DATA SECTION =
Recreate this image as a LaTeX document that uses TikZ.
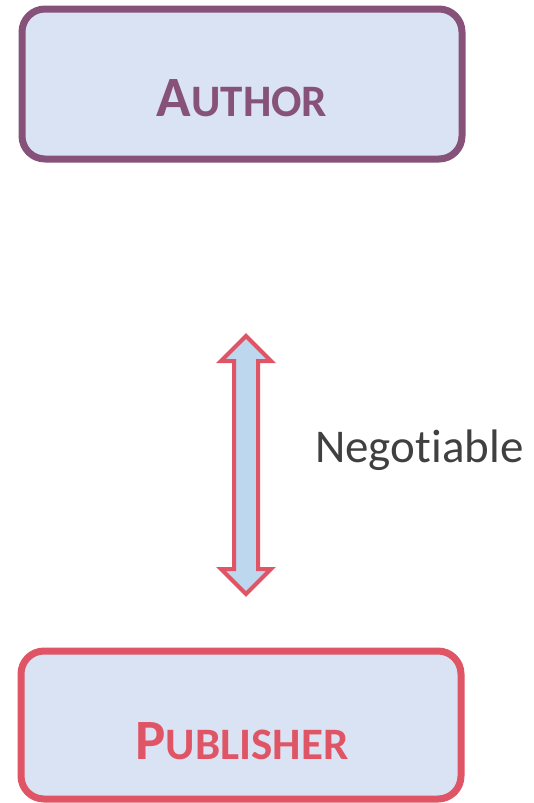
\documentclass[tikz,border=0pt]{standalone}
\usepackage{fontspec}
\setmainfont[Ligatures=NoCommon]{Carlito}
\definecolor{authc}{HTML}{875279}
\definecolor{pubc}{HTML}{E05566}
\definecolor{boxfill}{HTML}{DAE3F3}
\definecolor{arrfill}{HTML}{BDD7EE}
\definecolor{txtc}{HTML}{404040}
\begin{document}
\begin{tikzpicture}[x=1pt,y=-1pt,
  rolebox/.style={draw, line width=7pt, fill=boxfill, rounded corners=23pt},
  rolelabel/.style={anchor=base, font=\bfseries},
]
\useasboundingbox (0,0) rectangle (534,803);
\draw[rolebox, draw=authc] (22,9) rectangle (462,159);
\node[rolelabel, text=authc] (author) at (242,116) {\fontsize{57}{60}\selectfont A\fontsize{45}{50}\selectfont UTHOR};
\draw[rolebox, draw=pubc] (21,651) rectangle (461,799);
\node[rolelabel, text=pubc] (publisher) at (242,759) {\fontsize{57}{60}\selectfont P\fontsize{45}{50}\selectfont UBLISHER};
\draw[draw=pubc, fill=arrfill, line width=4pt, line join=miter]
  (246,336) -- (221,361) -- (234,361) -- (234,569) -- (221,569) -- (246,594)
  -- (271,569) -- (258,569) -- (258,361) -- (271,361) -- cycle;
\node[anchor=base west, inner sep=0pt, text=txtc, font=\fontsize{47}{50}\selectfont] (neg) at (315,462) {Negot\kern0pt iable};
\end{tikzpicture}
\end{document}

THE TASK = Word for word, quote the lines above. Omit the pictures.

TASK RESULT =
Recreate this image as a LaTeX document that uses TikZ.
\documentclass[tikz,border=0pt]{standalone}
\usepackage{fontspec}
\setmainfont[Ligatures=NoCommon]{Carlito}
\definecolor{authc}{HTML}{875279}
\definecolor{pubc}{HTML}{E05566}
\definecolor{boxfill}{HTML}{DAE3F3}
\definecolor{arrfill}{HTML}{BDD7EE}
\definecolor{txtc}{HTML}{404040}
\begin{document}
\begin{tikzpicture}[x=1pt,y=-1pt,
  rolebox/.style={draw, line width=7pt, fill=boxfill, rounded corners=23pt},
  rolelabel/.style={anchor=base, font=\bfseries},
]
\useasboundingbox (0,0) rectangle (534,803);
\draw[rolebox, draw=authc] (22,9) rectangle (462,159);
\node[rolelabel, text=authc] (author) at (242,116) {\fontsize{57}{60}\selectfont A\fontsize{45}{50}\selectfont UTHOR};
\draw[rolebox, draw=pubc] (21,651) rectangle (461,799);
\node[rolelabel, text=pubc] (publisher) at (242,759) {\fontsize{57}{60}\selectfont P\fontsize{45}{50}\selectfont UBLISHER};
\draw[draw=pubc, fill=arrfill, line width=4pt, line join=miter]
  (246,336) -- (221,361) -- (234,361) -- (234,569) -- (221,569) -- (246,594)
  -- (271,569) -- (258,569) -- (258,361) -- (271,361) -- cycle;
\node[anchor=base west, inner sep=0pt, text=txtc, font=\fontsize{47}{50}\selectfont] (neg) at (315,462) {Negot\kern0pt iable};
\end{tikzpicture}
\end{document}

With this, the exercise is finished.